Transplant Eligibility, Post-Induction Decisions, and Real-World Complexity

Segment 4 examines how clinicians navigate transplant eligibility and early treatment choices in AML, particularly during the first days of diagnosis when critical decisions must be made without complete molecular information.

Segment 4 examines how clinicians navigate transplant eligibility and early treatment choices in AML, particularly during the first days of diagnosis when critical decisions must be made without complete molecular information. The panel discusses the frequent dilemma: patients often require treatment initiation before next-generation sequencing or donor identification is available. This uncertainty complicates the decision between intensive induction and lower-intensity regimens. They emphasize the need for rapid turnaround testing, though many centers still wait weeks to receive full molecular data, making early treatment choices dependent on clinical stability and disease urgency rather than precise risk stratification.
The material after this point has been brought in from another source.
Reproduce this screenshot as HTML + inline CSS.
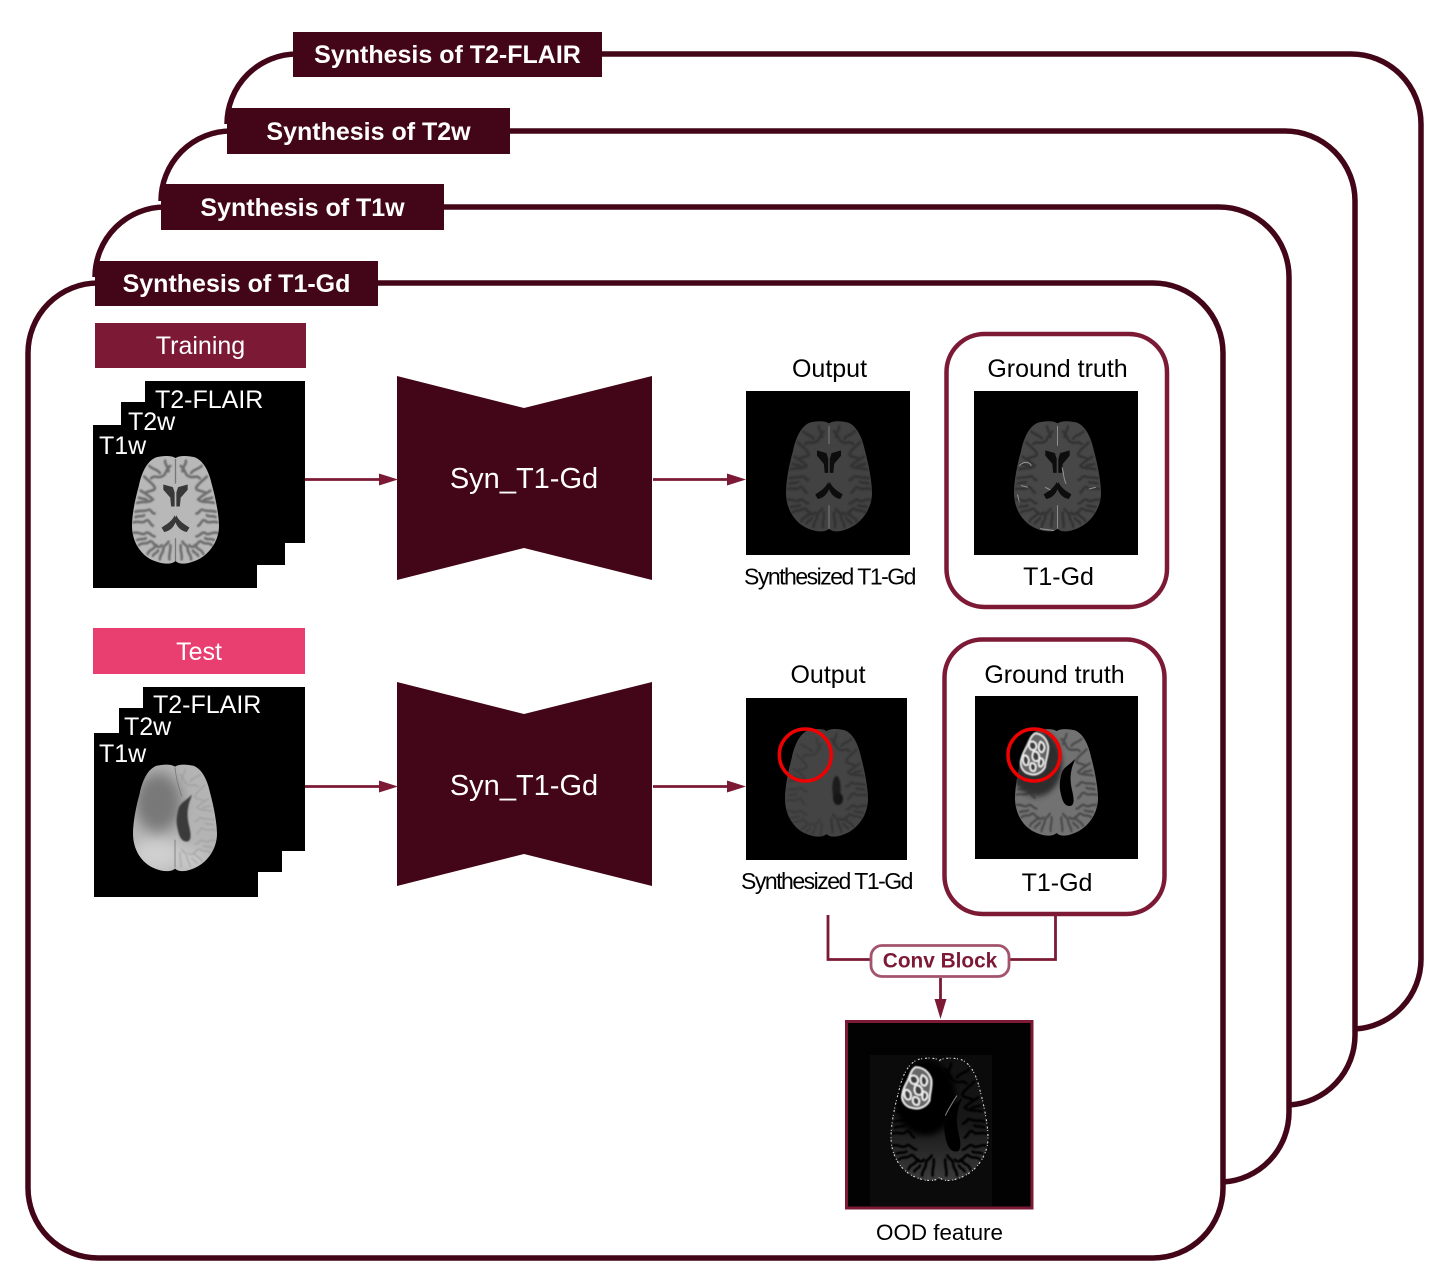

The speakers debate whether prioritizing less intensive approaches risks sacrificing long-term outcomes for some patients—particularly younger, potentially transplant-eligible individuals with biologically aggressive disease. They note that although venetoclax-based regimens have shown strong remission rates and tolerability, the long-term survival after allogeneic transplant may differ from outcomes achieved following more intensive induction, especially in select molecular subsets.

A central focus is the recently discussed retrospective Hopkins analysis comparing post-transplant outcomes between patients receiving venetoclax-based therapy versus intensive chemotherapy. Although the data looked encouraging for venetoclax as a transplant bridge, the panel acknowledges its limitations, including lack of randomization and potential selection biases. They contrast this with other emerging data, such as results from CPX-351 and broader CP regimens, showing impressive long-term transplant survival in certain AML/myelodysplastic syndrome (MDS)-related cases, raising questions about whether less intensive approaches can fully replicate these outcomes.

Despite the uncertainties, the clinicians note that in real practice, they must choose a regimen for the patient in front of them. Considering available evidence, many would still favor venetoclax-based therapy for stable, transplant-eligible patients with AML when mutation profiles suggest potential benefit, especially those with secondary-type mutations. This segment highlights the tension between evolving low-intensity strategies and the enduring need to ensure optimal transplant-related long-term survival.